Transcribe the listing verbatim. Do not carry over any pictures.

◆ STORED DATA:
________________

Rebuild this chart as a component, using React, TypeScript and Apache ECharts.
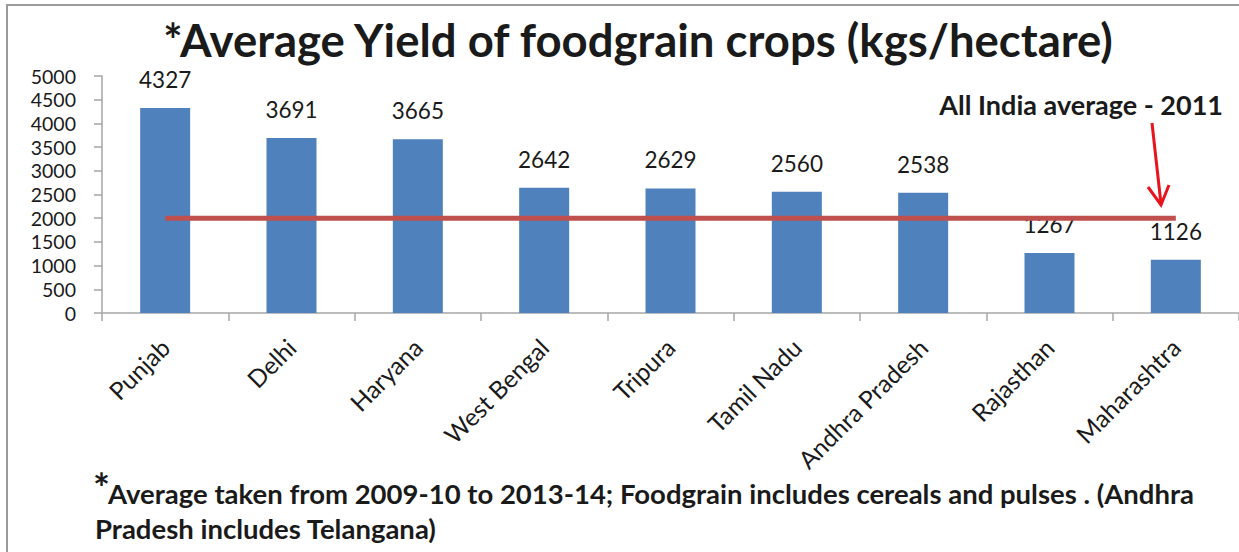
import React, { useEffect, useRef } from "react";
import * as echarts from "echarts";

const states = ["Punjab", "Delhi", "Haryana", "West Bengal", "Tripura", "Tamil Nadu", "Andhra Pradesh", "Rajasthan", "Maharashtra"];
const yieldValues = [4327, 3691, 3665, 2642, 2629, 2560, 2538, 1267, 1126];
const allIndiaAverage = [2000, 2000, 2000, 2000, 2000, 2000, 2000, 2000, 2000];

const titleText = "*Average Yield of foodgrain crops (kgs/hectare)";
const annotationText = "All India average - 2011";
const footLine1 = "Average taken from 2009-10 to 2013-14; Foodgrain includes cereals and pulses . (Andhra";
const footLine2 = "Pradesh includes Telangana)";

const FONT = "Lato, 'Open Sans', sans-serif";

export default function App() {
  const ref = useRef<HTMLDivElement>(null);
  useEffect(() => {
    if (!ref.current) return;
    const chart = echarts.init(ref.current, null, { renderer: "svg" });
    chart.setOption({
      animation: false,
      backgroundColor: "#ffffff",
      grid: { left: 102, top: 76, width: 1138.5, height: 237, containLabel: false },
      xAxis: {
        type: "category",
        data: states,
        boundaryGap: true,
        axisLine: { lineStyle: { color: "#A6A6A6", width: 1.5 } },
        axisTick: { show: true, length: 8, lineStyle: { color: "#A6A6A6", width: 1.5 } },
        axisLabel: { rotate: 45, margin: 30, fontSize: 24.5, color: "#1a1a1a", fontFamily: FONT, interval: 0 },
      },
      yAxis: {
        type: "value",
        min: 0,
        max: 5000,
        interval: 500,
        splitLine: { show: false },
        axisLine: { show: true, lineStyle: { color: "#A6A6A6", width: 1.5 } },
        axisTick: { show: true, inside: false, length: 8, lineStyle: { color: "#A6A6A6", width: 1.5 } },
        axisLabel: { fontSize: 19.5, lineHeight: 20, color: "#1a1a1a", fontFamily: FONT, margin: 26, formatter: (v: number) => String(v) },
      },
      series: [
        {
          type: "bar",
          data: yieldValues,
          barWidth: 50,
          itemStyle: { color: "#4F81BD" },
          label: { show: true, position: "top", distance: 17, fontSize: 22.5, color: "#1a1a1a", fontFamily: FONT },
        },
        {
          type: "line",
          data: allIndiaAverage,
          symbol: "none",
          lineStyle: { color: "#C0504D", width: 5 },
          z: 5,
        },
      ],
      graphic: [
        {
          type: "rect",
          shape: { x: 7, y: 5, width: 1250, height: 560 },
          style: { fill: "none", stroke: "#9a9a9a", lineWidth: 2 },
          silent: true,
        },
        {
          type: "text",
          x: 638,
          y: 39,
          style: { text: titleText, fontSize: 45.5, fontWeight: "bold", fill: "#1a1a1a", fontFamily: FONT, align: "center", verticalAlign: "middle" },
        },
        {
          type: "text",
          x: 1223,
          y: 104,
          style: { text: annotationText, fontSize: 27, fontWeight: "bold", fill: "#1a1a1a", fontFamily: FONT, align: "right", verticalAlign: "middle" },
        },
        {
          type: "line",
          shape: { x1: 1152, y1: 123, x2: 1161, y2: 204 },
          style: { stroke: "#E8141C", lineWidth: 3 },
        },
        {
          type: "polyline",
          shape: { points: [[1148, 187], [1161, 205], [1169, 185]] },
          style: { stroke: "#E8141C", lineWidth: 3, fill: "none" },
        },
        {
          type: "text",
          x: 93,
          y: 488,
          style: { text: "*", fontSize: 40, fontWeight: "bold", fill: "#1a1a1a", fontFamily: FONT, align: "left", verticalAlign: "middle" },
        },
        {
          type: "text",
          x: 108,
          y: 493,
          style: { text: footLine1, fontSize: 27.5, fontWeight: "bold", fill: "#1a1a1a", fontFamily: FONT, align: "left", verticalAlign: "middle" },
        },
        {
          type: "text",
          x: 95,
          y: 528,
          style: { text: footLine2, fontSize: 27.5, fontWeight: "bold", fill: "#1a1a1a", fontFamily: FONT, align: "left", verticalAlign: "middle" },
        },
      ],
    });
    return () => chart.dispose();
  }, []);
  return <div ref={ref} style={{ position: "absolute", left: 0, top: 0, width: 1239, height: 552 }} />;
}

________________

◆ WRITTEN SOLUTION:
Rebuild this chart as a component, using React, TypeScript and Apache ECharts.
import React, { useEffect, useRef } from "react";
import * as echarts from "echarts";

const states = ["Punjab", "Delhi", "Haryana", "West Bengal", "Tripura", "Tamil Nadu", "Andhra Pradesh", "Rajasthan", "Maharashtra"];
const yieldValues = [4327, 3691, 3665, 2642, 2629, 2560, 2538, 1267, 1126];
const allIndiaAverage = [2000, 2000, 2000, 2000, 2000, 2000, 2000, 2000, 2000];

const titleText = "*Average Yield of foodgrain crops (kgs/hectare)";
const annotationText = "All India average - 2011";
const footLine1 = "Average taken from 2009-10 to 2013-14; Foodgrain includes cereals and pulses . (Andhra";
const footLine2 = "Pradesh includes Telangana)";

const FONT = "Lato, 'Open Sans', sans-serif";

export default function App() {
  const ref = useRef<HTMLDivElement>(null);
  useEffect(() => {
    if (!ref.current) return;
    const chart = echarts.init(ref.current, null, { renderer: "svg" });
    chart.setOption({
      animation: false,
      backgroundColor: "#ffffff",
      grid: { left: 102, top: 76, width: 1138.5, height: 237, containLabel: false },
      xAxis: {
        type: "category",
        data: states,
        boundaryGap: true,
        axisLine: { lineStyle: { color: "#A6A6A6", width: 1.5 } },
        axisTick: { show: true, length: 8, lineStyle: { color: "#A6A6A6", width: 1.5 } },
        axisLabel: { rotate: 45, margin: 30, fontSize: 24.5, color: "#1a1a1a", fontFamily: FONT, interval: 0 },
      },
      yAxis: {
        type: "value",
        min: 0,
        max: 5000,
        interval: 500,
        splitLine: { show: false },
        axisLine: { show: true, lineStyle: { color: "#A6A6A6", width: 1.5 } },
        axisTick: { show: true, inside: false, length: 8, lineStyle: { color: "#A6A6A6", width: 1.5 } },
        axisLabel: { fontSize: 19.5, lineHeight: 20, color: "#1a1a1a", fontFamily: FONT, margin: 26, formatter: (v: number) => String(v) },
      },
      series: [
        {
          type: "bar",
          data: yieldValues,
          barWidth: 50,
          itemStyle: { color: "#4F81BD" },
          label: { show: true, position: "top", distance: 17, fontSize: 22.5, color: "#1a1a1a", fontFamily: FONT },
        },
        {
          type: "line",
          data: allIndiaAverage,
          symbol: "none",
          lineStyle: { color: "#C0504D", width: 5 },
          z: 5,
        },
      ],
      graphic: [
        {
          type: "rect",
          shape: { x: 7, y: 5, width: 1250, height: 560 },
          style: { fill: "none", stroke: "#9a9a9a", lineWidth: 2 },
          silent: true,
        },
        {
          type: "text",
          x: 638,
          y: 39,
          style: { text: titleText, fontSize: 45.5, fontWeight: "bold", fill: "#1a1a1a", fontFamily: FONT, align: "center", verticalAlign: "middle" },
        },
        {
          type: "text",
          x: 1223,
          y: 104,
          style: { text: annotationText, fontSize: 27, fontWeight: "bold", fill: "#1a1a1a", fontFamily: FONT, align: "right", verticalAlign: "middle" },
        },
        {
          type: "line",
          shape: { x1: 1152, y1: 123, x2: 1161, y2: 204 },
          style: { stroke: "#E8141C", lineWidth: 3 },
        },
        {
          type: "polyline",
          shape: { points: [[1148, 187], [1161, 205], [1169, 185]] },
          style: { stroke: "#E8141C", lineWidth: 3, fill: "none" },
        },
        {
          type: "text",
          x: 93,
          y: 488,
          style: { text: "*", fontSize: 40, fontWeight: "bold", fill: "#1a1a1a", fontFamily: FONT, align: "left", verticalAlign: "middle" },
        },
        {
          type: "text",
          x: 108,
          y: 493,
          style: { text: footLine1, fontSize: 27.5, fontWeight: "bold", fill: "#1a1a1a", fontFamily: FONT, align: "left", verticalAlign: "middle" },
        },
        {
          type: "text",
          x: 95,
          y: 528,
          style: { text: footLine2, fontSize: 27.5, fontWeight: "bold", fill: "#1a1a1a", fontFamily: FONT, align: "left", verticalAlign: "middle" },
        },
      ],
    });
    return () => chart.dispose();
  }, []);
  return <div ref={ref} style={{ position: "absolute", left: 0, top: 0, width: 1239, height: 552 }} />;
}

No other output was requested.